Case in point, Alma. Yolanda Suarez is Alma, Leah Sainz-Jones is her daughter, Angel. Angel is supposed to be taking her SATs tomorrow. Alma has been preparing for this day, the next step of her daughter's success, to have the life she was denied. Angel does not plan to take the test. The resulting discussion/argument is the core of the play itself. Two actors, one problem, ninety minutes.
And the playwright pulls it off. The analyst in me can tweak to the ratcheting up and unwinding of dialboue as their relationship plays out over the course of the argument. Alma and Angel are friends and also mother and daughter, with all the baggage and hidden traps that that involves. They curse, bluster, accuse, mock, make up, cuddle, cry, tease, and love each other, and the script itself dances from one point to another.

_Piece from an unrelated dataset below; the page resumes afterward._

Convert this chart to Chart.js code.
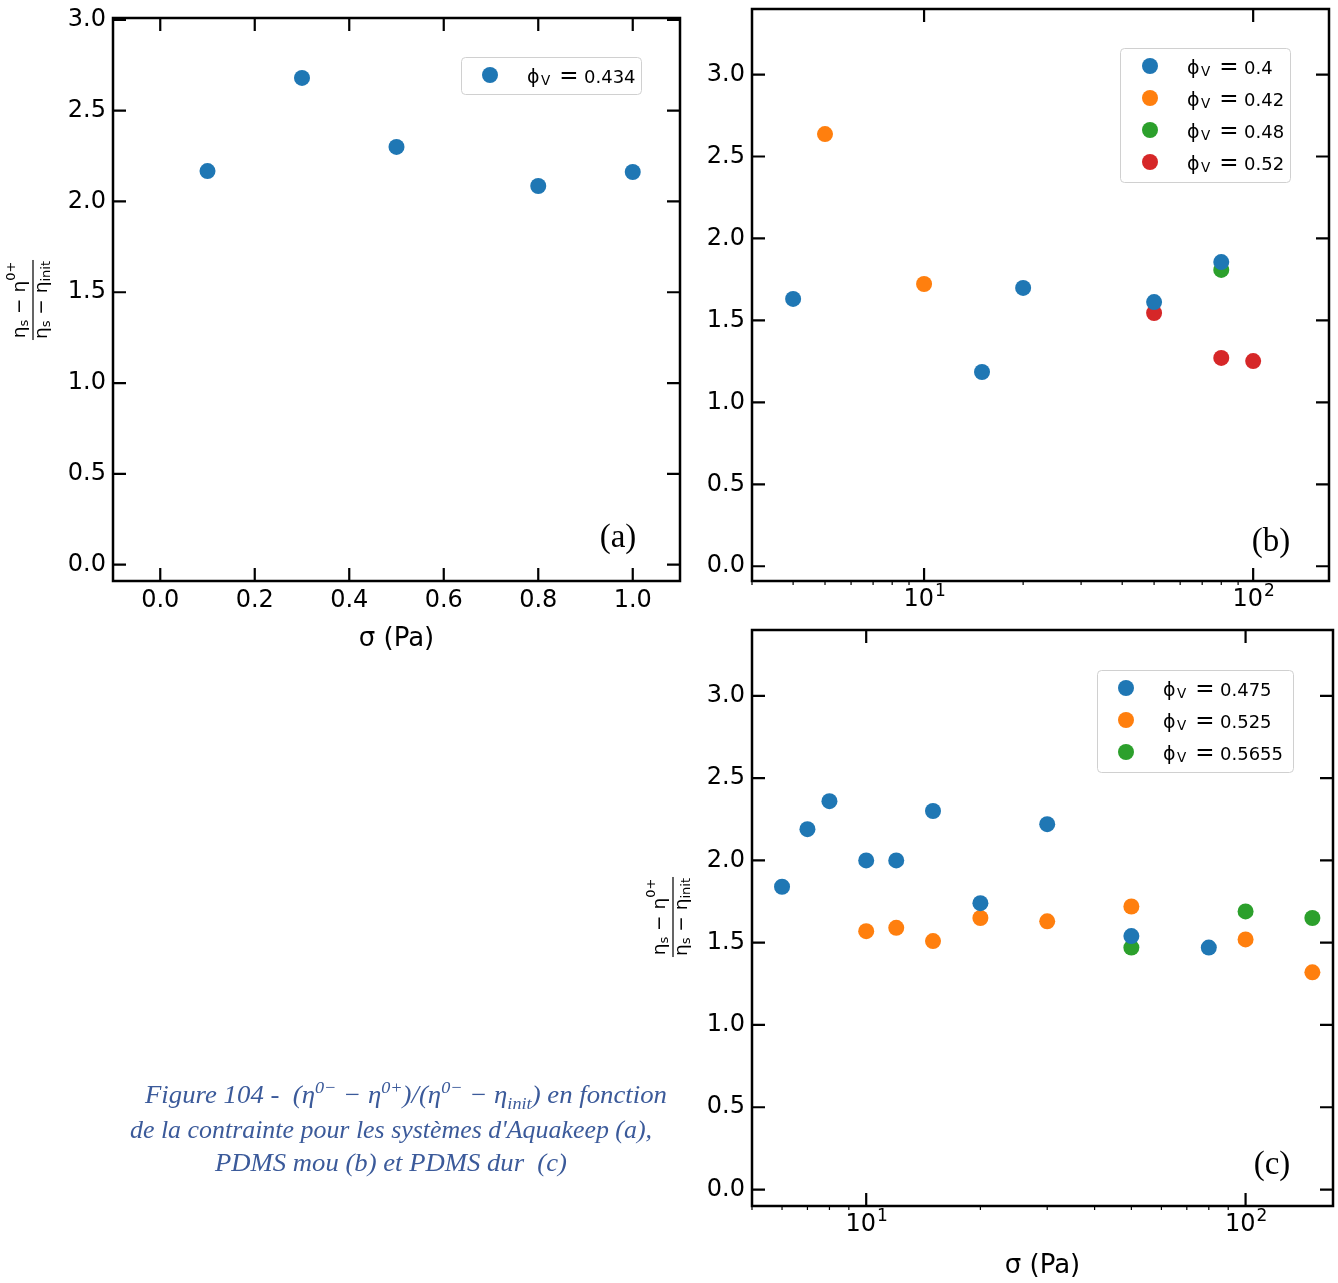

Also a sizable chunk of the dialogue is in Spanish, in that halfway domain in families where the parent has come from another country and the child groks the new language. Yet they slip in and out of it gracefully, and there are only a few points where I felt I missed something - that would be the universal nature of parent/child relationships. Also the PTSD that comes from High School testing.
There's a third player on-stage, unseen but not unheard- America and the American Dream. The ghosts of an old country. The play takes place in that weird temporal borderland between Trump's election and inauguration, in that weird quantum state when everyone was wondering how bad could it be. The newly-elected voice, over a malfunctioning TV, blasts into their lives about building a wall and making Mexico pay for it (yeah, how did THAT work out). Alma is an illegal, and Angel is aware that the rules have changed, and what they have both hoped for is now much, much more difficult.
The set design is excellent, open-spaced and beneath (at times) the stars, setting the eternal nature of the parent/child discussion. The program book also carries a bit of weight in the proceedings. There is interview with the director, which is par for the course, but also a page of translations and explanation of what the Prologue (storms, horses, soldiers, Military music) means within the larger whole. Even th art in the hallway underscores the players on the state. It was very much a total package.
Alma is a small play (Two people and the ghost of the American Dream) and a greater play as well, set within its time and within the long timeline of mothers and daughter. I liked it, and think you would too.